Extract unique value counts for columns.

Parameters:
  • dataframe (DataFrame) – The DataFrame to be analyzed.

  • skip_cols (list) – List of names of columns to be skipped in the extraction.

Returns:

A dictionary with keys that are column names and values that

are dictionaries of unique value counts.

Return type:

dict

TabularSummary.get_number_unique(column_names=None)[source]

Return the number of unique values in columns.

Parameters:

column_names (list, None) – A list of column names to analyze or all columns if None.

Returns:

Column names are the keys and the number of unique values in the column are the values.

Return type:

dict

TabularSummary.get_summary(as_json=False)[source]
static TabularSummary.make_combined_dicts(file_dictionary, skip_cols=None)[source]

Return combined and individual summaries.

Parameters:
  • file_dictionary (FileDictionary) – Dictionary of file name keys and full path.

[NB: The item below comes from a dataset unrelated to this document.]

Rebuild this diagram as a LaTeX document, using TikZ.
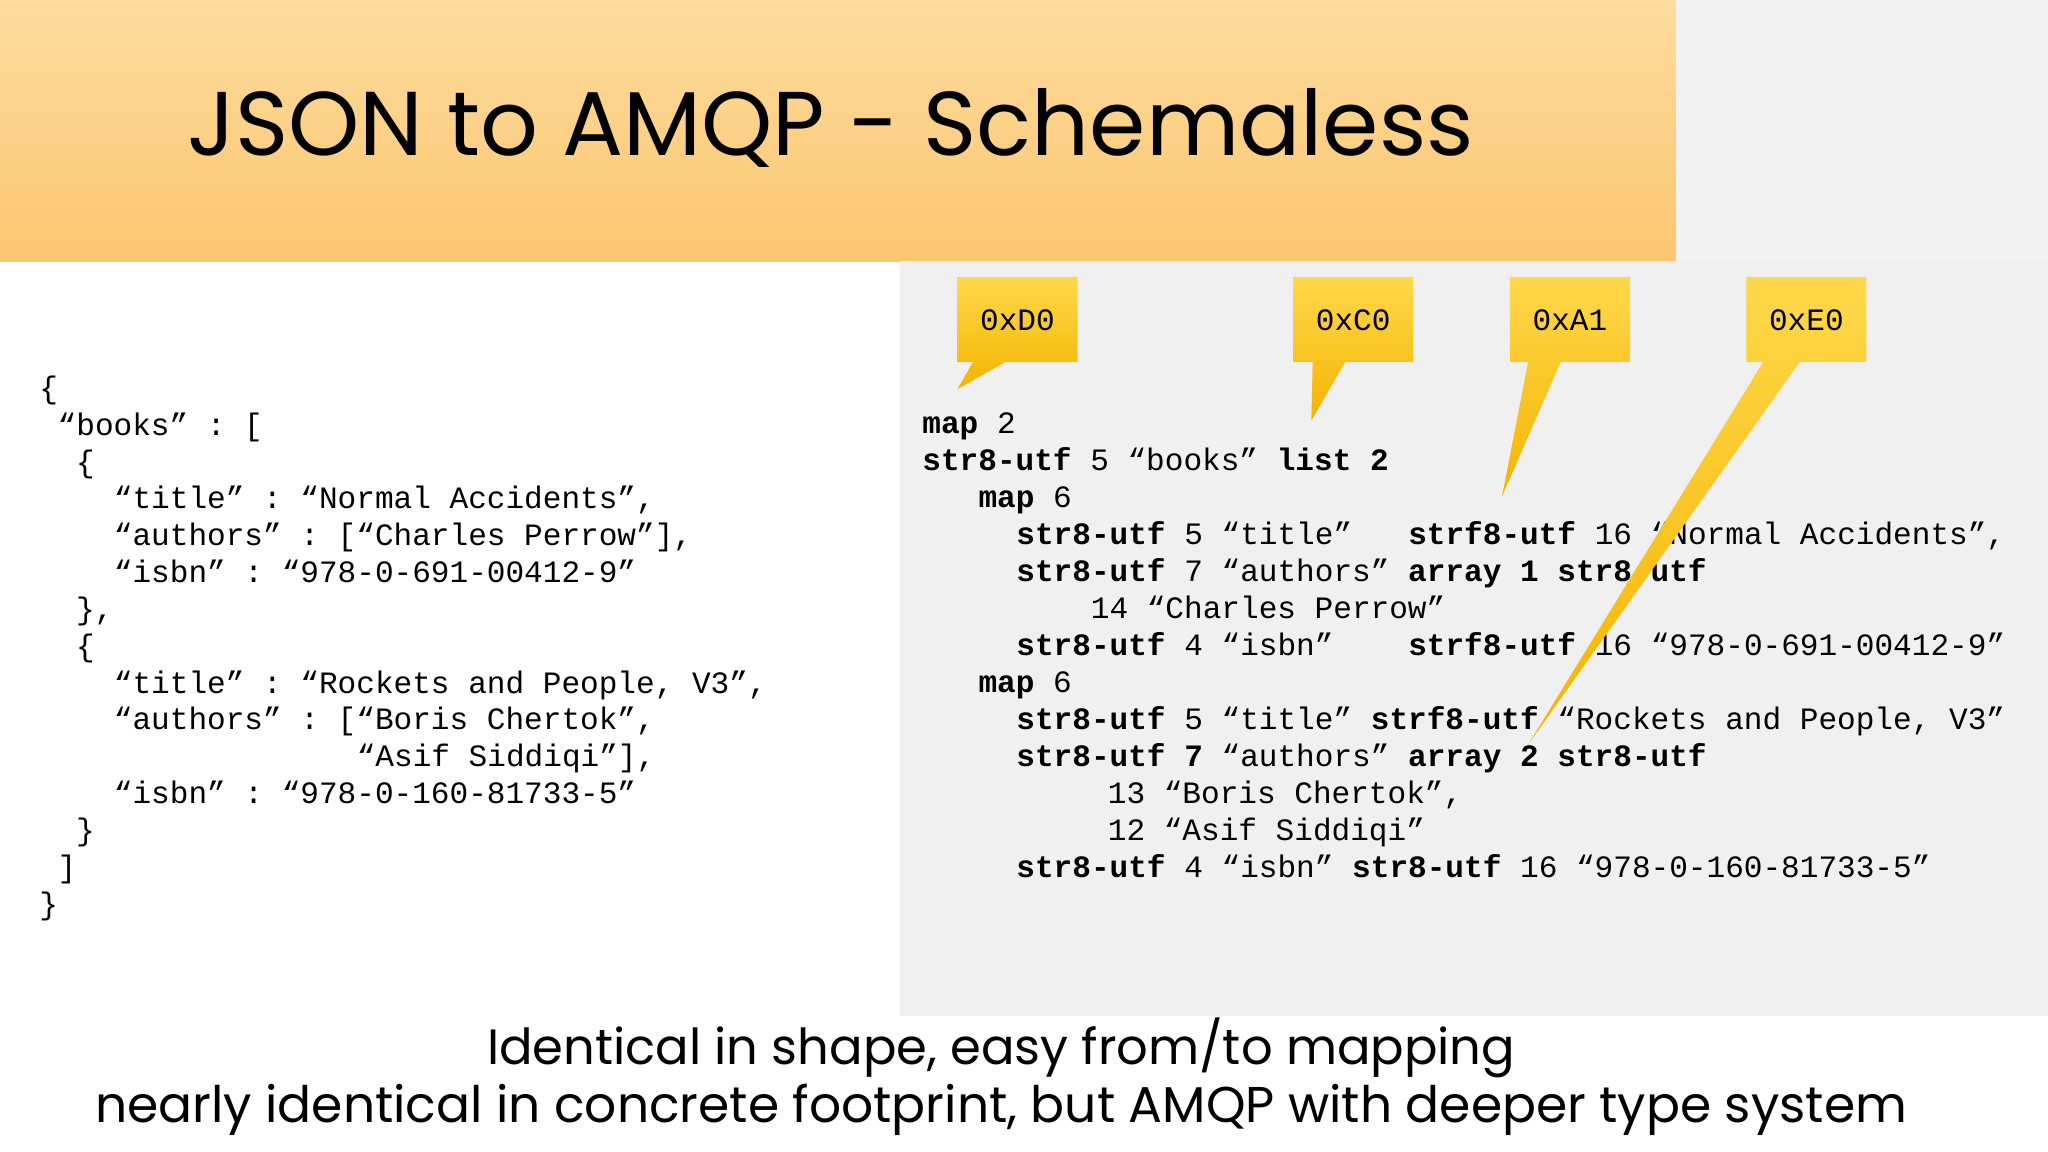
\documentclass[tikz,border=0pt]{standalone}
\usepackage{fontspec}
\setmainfont{Poppins}
\setmonofont{Liberation Mono}
\usepackage{graphicx}
\begin{document}
\begin{tikzpicture}[x=1pt,y=-1pt,
  code/.style={anchor=base west,inner sep=0pt,font=\fontsize{23.8}{28}\ttfamily},
  lbl/.style={font=\fontsize{23.8}{28}\ttfamily,inner sep=0pt}]
\definecolor{hdrA}{HTML}{FDDC9E}\definecolor{hdrB}{HTML}{FBC670}
\definecolor{cA}{HTML}{FFD84A}\definecolor{cB}{HTML}{F4B400}
\useasboundingbox (0,0) rectangle (1568,882);
\fill[white] (0,0) rectangle (1568,882);
\fill[gray!10] (1283,0) rectangle (1568,200);
\shade[top color=hdrA,bottom color=hdrB] (0,0) rectangle (1283,200);
\fill[gray!12] (689,200) rectangle (1568,778);
\node[anchor=west,inner sep=0pt] (title) at (143,98) {\resizebox{985pt}{!}{JSON to AMQP - Schemaless}};
% JSON
\foreach \x/\t [count=\i from 0] in {%
30/{\{},
44/{“books” : [},
58/{\{},
87/{“title” : “Normal Accidents”,},
87/{“authors” : [“Charles Perrow”],},
87/{“isbn” : “978-0-691-00412-9”},
58/{\},},
58/{\{},
87/{“title” : “Rockets and People, V3”,},
87/{“authors” : [“Boris Chertok”,},
273/{“Asif Siddiqi”],},
87/{“isbn” : “978-0-160-81733-5”},
58/{\}},
44/{]},
30/{\}}}
{\node[code] (j\i) at (\x,{305+28.2*\i}) {\t};}
% AMQP
\node[code] (a0) at (706,332) {\textbf{map} 2};
\node[code] (a1) at (706,360.3) {\textbf{str8-utf} 5 “books” \textbf{list 2}};
\node[code] (a2) at (749,388.6) {\textbf{map} 6};
\node[code] (a3) at (778,417) {\textbf{str8-utf} 5 “title”\hspace{42.9pt}\textbf{strf8-utf} 16 “Normal Accidents”,};
\node[code] (a4) at (778,445.3) {\textbf{str8-utf} 7 “authors” \textbf{array 1 str8-utf}};
\node[code] (a5) at (835,473.6) {14 “Charles Perrow”};
\node[code] (a6) at (778,502) {\textbf{str8-utf} 4 “isbn”\hspace{57.2pt}\textbf{strf8-utf} 16 “978-0-691-00412-9”};
\node[code] (a7) at (749,530.3) {\textbf{map} 6};
\node[code] (a8) at (778,558.6) {\textbf{str8-utf} 5 “title” \textbf{strf8-utf} “Rockets and People, V3”};
\node[code] (a9) at (778,587) {\textbf{str8-utf 7} “authors” \textbf{array 2 str8-utf}};
\node[code] (a10) at (848,615.3) {13 “Boris Chertok”,};
\node[code] (a11) at (848,643.6) {12 “Asif Siddiqi”};
\node[code] (a12) at (778,672) {\textbf{str8-utf} 4 “isbn” \textbf{str8-utf} 16 “978-0-160-81733-5”};
% callouts
\foreach \n/\x/\px/\py/\pa/\pb/\txt in {c1/733/733/298/745/770/0xD0,c2/990/1004/322/1005/1030/0xC0,c3/1156/1150/380/1170/1195/0xA1,c4/1337/1170/570/1350/1378/0xE0}{
  \shade[top color=cA,bottom color=cB] (\x,212) -- ++(92,0) -- ++(0,65) -- (\pb,277) -- (\px,\py) -- (\pa,277) -- (\x,277) -- cycle;
  \node[lbl] (\n) at (\x+46,245) {\txt};
}
\node[inner sep=0pt] (b1) at (766.5,802) {\resizebox{787pt}{!}{Identical in shape, easy from/to mapping}};
\node[inner sep=0pt] (b2) at (766.5,850) {\resizebox{1387pt}{!}{nearly identical in concrete footprint, but AMQP with deeper type system}};
\end{tikzpicture}
\end{document}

  • skip_cols (list) – Name of the column.

Returns:

  • TabularSummary: Summary of the file dictionary.

  • dict: of individual TabularSummary objects.

Return type:

tuple

TabularSummary.update(data, name=None)[source]

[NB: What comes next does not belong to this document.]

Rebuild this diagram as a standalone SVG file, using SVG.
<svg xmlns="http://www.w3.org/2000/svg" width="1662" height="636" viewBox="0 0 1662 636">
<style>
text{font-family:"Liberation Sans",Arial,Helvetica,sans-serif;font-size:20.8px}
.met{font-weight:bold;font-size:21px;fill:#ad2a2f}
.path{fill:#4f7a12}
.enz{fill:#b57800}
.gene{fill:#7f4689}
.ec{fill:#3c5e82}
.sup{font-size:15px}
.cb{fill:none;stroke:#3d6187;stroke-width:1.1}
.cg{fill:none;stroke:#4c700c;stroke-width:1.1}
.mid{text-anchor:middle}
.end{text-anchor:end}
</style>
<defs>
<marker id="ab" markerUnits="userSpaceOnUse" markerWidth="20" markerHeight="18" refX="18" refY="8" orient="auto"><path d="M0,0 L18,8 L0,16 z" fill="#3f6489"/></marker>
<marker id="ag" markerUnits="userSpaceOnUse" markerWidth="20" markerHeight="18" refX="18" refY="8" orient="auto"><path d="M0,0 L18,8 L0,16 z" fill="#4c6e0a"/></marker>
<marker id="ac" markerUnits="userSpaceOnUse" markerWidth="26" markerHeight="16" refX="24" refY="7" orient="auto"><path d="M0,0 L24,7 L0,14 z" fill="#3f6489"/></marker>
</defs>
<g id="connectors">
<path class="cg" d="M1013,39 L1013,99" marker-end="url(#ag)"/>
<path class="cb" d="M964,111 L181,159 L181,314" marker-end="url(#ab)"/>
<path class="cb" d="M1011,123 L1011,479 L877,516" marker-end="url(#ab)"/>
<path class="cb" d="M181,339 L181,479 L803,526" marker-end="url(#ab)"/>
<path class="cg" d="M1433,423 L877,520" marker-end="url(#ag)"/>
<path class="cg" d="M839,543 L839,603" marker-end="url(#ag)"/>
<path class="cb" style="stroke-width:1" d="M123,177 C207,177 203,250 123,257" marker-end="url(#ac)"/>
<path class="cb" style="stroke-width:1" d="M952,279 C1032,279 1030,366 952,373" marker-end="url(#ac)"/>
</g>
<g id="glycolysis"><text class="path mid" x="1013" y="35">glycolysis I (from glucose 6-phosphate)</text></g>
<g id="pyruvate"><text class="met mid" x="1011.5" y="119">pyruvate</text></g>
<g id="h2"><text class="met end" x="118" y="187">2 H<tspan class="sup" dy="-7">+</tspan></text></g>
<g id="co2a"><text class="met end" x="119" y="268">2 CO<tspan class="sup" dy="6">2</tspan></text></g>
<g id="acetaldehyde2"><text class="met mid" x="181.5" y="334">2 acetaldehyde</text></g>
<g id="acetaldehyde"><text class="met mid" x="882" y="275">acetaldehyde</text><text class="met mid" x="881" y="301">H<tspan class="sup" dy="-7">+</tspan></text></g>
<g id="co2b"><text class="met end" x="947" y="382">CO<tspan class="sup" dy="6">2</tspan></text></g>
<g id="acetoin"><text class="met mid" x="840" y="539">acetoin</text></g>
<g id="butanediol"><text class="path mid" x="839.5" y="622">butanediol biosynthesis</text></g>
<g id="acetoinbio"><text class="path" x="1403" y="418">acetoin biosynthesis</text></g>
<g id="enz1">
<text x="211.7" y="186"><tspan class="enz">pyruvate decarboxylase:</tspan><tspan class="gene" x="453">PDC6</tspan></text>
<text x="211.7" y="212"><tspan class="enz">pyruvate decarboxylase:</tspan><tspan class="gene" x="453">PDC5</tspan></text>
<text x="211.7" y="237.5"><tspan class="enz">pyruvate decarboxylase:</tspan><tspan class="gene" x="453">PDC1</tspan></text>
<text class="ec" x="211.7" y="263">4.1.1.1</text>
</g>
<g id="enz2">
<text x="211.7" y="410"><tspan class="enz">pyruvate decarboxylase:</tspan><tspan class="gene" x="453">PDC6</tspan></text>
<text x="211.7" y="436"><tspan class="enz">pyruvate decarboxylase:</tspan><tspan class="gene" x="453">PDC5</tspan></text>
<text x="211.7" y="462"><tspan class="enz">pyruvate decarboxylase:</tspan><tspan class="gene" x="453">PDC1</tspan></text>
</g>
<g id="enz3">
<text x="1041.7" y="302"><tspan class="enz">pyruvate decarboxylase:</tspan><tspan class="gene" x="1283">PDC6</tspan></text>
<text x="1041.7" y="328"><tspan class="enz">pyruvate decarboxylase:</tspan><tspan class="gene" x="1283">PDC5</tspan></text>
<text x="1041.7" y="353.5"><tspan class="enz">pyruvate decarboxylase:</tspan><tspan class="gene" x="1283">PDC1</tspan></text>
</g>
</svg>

Update the counts based on data.

Parameters:
  • data (DataFrame, str, or list) – DataFrame containing data to update.

  • name (str) – Name of the summary

TabularSummary.update_summary(tab_sum)[source]

Add TabularSummary values to this object.

Parameters:

tab_sum (TabularSummary) – A TabularSummary to be combined.

Notes

  • The value_cols and skip_cols are updated as long as they are not contradictory.

  • A new skip column cannot be used.